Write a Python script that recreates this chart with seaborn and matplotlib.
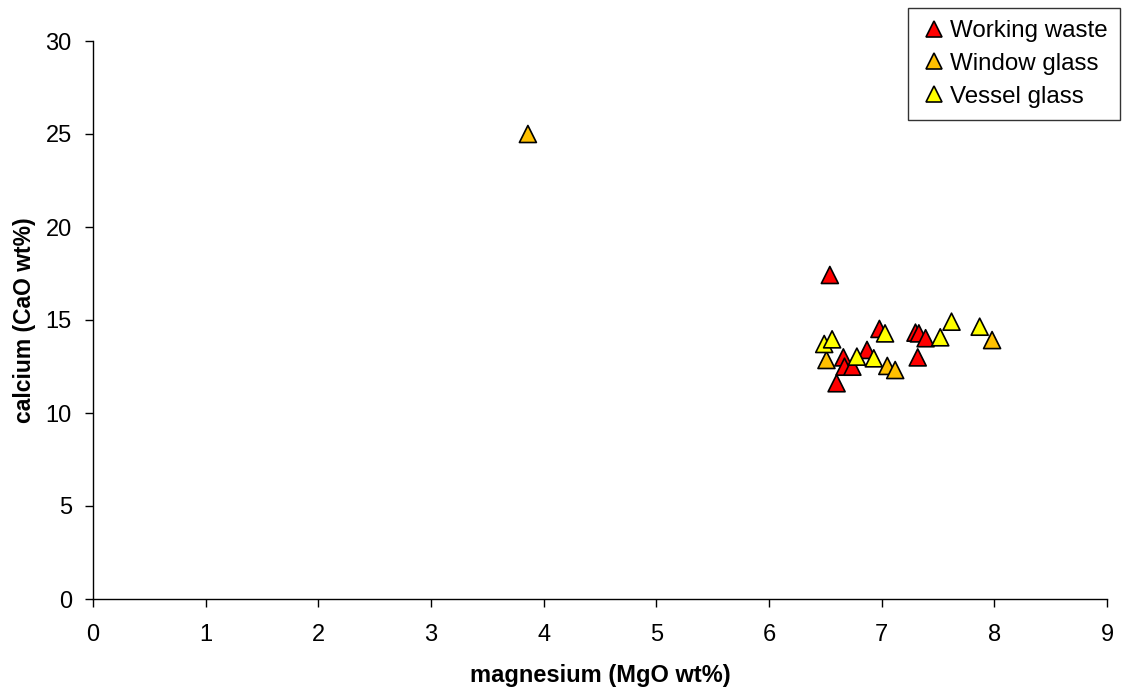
import matplotlib
matplotlib.use('Agg')
import matplotlib.pyplot as plt
import seaborn as sns
import pandas as pd

# 数据
waste_mgo = [6.54, 6.98, 7.30, 7.33, 7.39, 6.87, 6.66, 6.67, 6.74, 7.32, 6.60]
waste_cao = [17.42, 14.52, 14.32, 14.28, 14.02, 13.39, 12.99, 12.49, 12.49, 12.99, 11.60]

window_mgo = [3.86, 6.51, 7.05, 7.12, 7.98]
window_cao = [25.0, 12.85, 12.53, 12.31, 13.92]

vessel_mgo = [6.49, 6.56, 7.03, 7.52, 7.62, 7.87, 6.78, 6.93]
vessel_cao = [13.71, 13.96, 14.28, 14.07, 14.91, 14.64, 13.03, 12.94]

groups = ['Working waste', 'Window glass', 'Vessel glass']
colors = ['#FF0000', '#FFC000', '#FFFF00']

df = pd.concat([
    pd.DataFrame({'mgo': waste_mgo, 'cao': waste_cao, 'group': groups[0]}),
    pd.DataFrame({'mgo': window_mgo, 'cao': window_cao, 'group': groups[1]}),
    pd.DataFrame({'mgo': vessel_mgo, 'cao': vessel_cao, 'group': groups[2]}),
], ignore_index=True)

sns.set_style('white')
plt.rcParams['font.family'] = ['Liberation Sans', 'DejaVu Sans']
for key in ['text.color', 'axes.labelcolor', 'xtick.color', 'ytick.color']:
    plt.rcParams[key] = 'black'

fs = 17

fig = plt.figure(figsize=(11.27, 6.91), dpi=100)
ax = fig.add_axes([93 / 1127, 1 - 599 / 691, (1107 - 93) / 1127, (599 - 41) / 691])

sns.scatterplot(data=df, x='mgo', y='cao', hue='group', hue_order=groups,
                palette=dict(zip(groups, colors)), marker='^', s=150,
                edgecolor='black', linewidth=1.2, ax=ax, legend=False, zorder=3)

ax.set_xlim(0, 9)
ax.set_ylim(0, 30)
ax.set_xticks(range(0, 10))
ax.set_yticks(range(0, 31, 5))
ax.tick_params(axis='both', direction='out', length=5.8, width=1, color='black',
               labelsize=fs, left=True, bottom=True)
ax.tick_params(axis='x', pad=12.5)
ax.tick_params(axis='y', pad=9.5)
for side in ['top', 'right']:
    ax.spines[side].set_visible(False)
for side in ['left', 'bottom']:
    ax.spines[side].set_color('black')
    ax.spines[side].set_linewidth(1)

ax.set_xlabel('magnesium (MgO wt%)', fontsize=fs, fontweight='bold', labelpad=12.5)
ax.set_ylabel('calcium (CaO wt%)', fontsize=16.5, fontweight='bold', labelpad=6.5)

# 图例
handles = [plt.Line2D([], [], linestyle='none', marker='^', markersize=11,
                      markerfacecolor=c, markeredgecolor='black', markeredgewidth=1.2)
           for c in colors]
leg = fig.legend(handles, groups, loc='upper right', bbox_to_anchor=(1120 / 1127, 1 - 8 / 691),
                 fontsize=17.4, frameon=True, fancybox=False, handlelength=1.15,
                 handletextpad=0.1, borderpad=0.5, labelspacing=0.45, borderaxespad=0)
leg.get_frame().set_edgecolor('black')
leg.get_frame().set_linewidth(1)

fig.savefig('out.png', dpi=100)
━━━
### Your goal
Write out the material above again, word for word, minus its pictures.

### Response
Write a Python script that recreates this chart with seaborn and matplotlib.
import matplotlib
matplotlib.use('Agg')
import matplotlib.pyplot as plt
import seaborn as sns
import pandas as pd

# 数据
waste_mgo = [6.54, 6.98, 7.30, 7.33, 7.39, 6.87, 6.66, 6.67, 6.74, 7.32, 6.60]
waste_cao = [17.42, 14.52, 14.32, 14.28, 14.02, 13.39, 12.99, 12.49, 12.49, 12.99, 11.60]

window_mgo = [3.86, 6.51, 7.05, 7.12, 7.98]
window_cao = [25.0, 12.85, 12.53, 12.31, 13.92]

vessel_mgo = [6.49, 6.56, 7.03, 7.52, 7.62, 7.87, 6.78, 6.93]
vessel_cao = [13.71, 13.96, 14.28, 14.07, 14.91, 14.64, 13.03, 12.94]

groups = ['Working waste', 'Window glass', 'Vessel glass']
colors = ['#FF0000', '#FFC000', '#FFFF00']

df = pd.concat([
    pd.DataFrame({'mgo': waste_mgo, 'cao': waste_cao, 'group': groups[0]}),
    pd.DataFrame({'mgo': window_mgo, 'cao': window_cao, 'group': groups[1]}),
    pd.DataFrame({'mgo': vessel_mgo, 'cao': vessel_cao, 'group': groups[2]}),
], ignore_index=True)

sns.set_style('white')
plt.rcParams['font.family'] = ['Liberation Sans', 'DejaVu Sans']
for key in ['text.color', 'axes.labelcolor', 'xtick.color', 'ytick.color']:
    plt.rcParams[key] = 'black'

fs = 17

fig = plt.figure(figsize=(11.27, 6.91), dpi=100)
ax = fig.add_axes([93 / 1127, 1 - 599 / 691, (1107 - 93) / 1127, (599 - 41) / 691])

sns.scatterplot(data=df, x='mgo', y='cao', hue='group', hue_order=groups,
                palette=dict(zip(groups, colors)), marker='^', s=150,
                edgecolor='black', linewidth=1.2, ax=ax, legend=False, zorder=3)

ax.set_xlim(0, 9)
ax.set_ylim(0, 30)
ax.set_xticks(range(0, 10))
ax.set_yticks(range(0, 31, 5))
ax.tick_params(axis='both', direction='out', length=5.8, width=1, color='black',
               labelsize=fs, left=True, bottom=True)
ax.tick_params(axis='x', pad=12.5)
ax.tick_params(axis='y', pad=9.5)
for side in ['top', 'right']:
    ax.spines[side].set_visible(False)
for side in ['left', 'bottom']:
    ax.spines[side].set_color('black')
    ax.spines[side].set_linewidth(1)

ax.set_xlabel('magnesium (MgO wt%)', fontsize=fs, fontweight='bold', labelpad=12.5)
ax.set_ylabel('calcium (CaO wt%)', fontsize=16.5, fontweight='bold', labelpad=6.5)

# 图例
handles = [plt.Line2D([], [], linestyle='none', marker='^', markersize=11,
                      markerfacecolor=c, markeredgecolor='black', markeredgewidth=1.2)
           for c in colors]
leg = fig.legend(handles, groups, loc='upper right', bbox_to_anchor=(1120 / 1127, 1 - 8 / 691),
                 fontsize=17.4, frameon=True, fancybox=False, handlelength=1.15,
                 handletextpad=0.1, borderpad=0.5, labelspacing=0.45, borderaxespad=0)
leg.get_frame().set_edgecolor('black')
leg.get_frame().set_linewidth(1)

fig.savefig('out.png', dpi=100)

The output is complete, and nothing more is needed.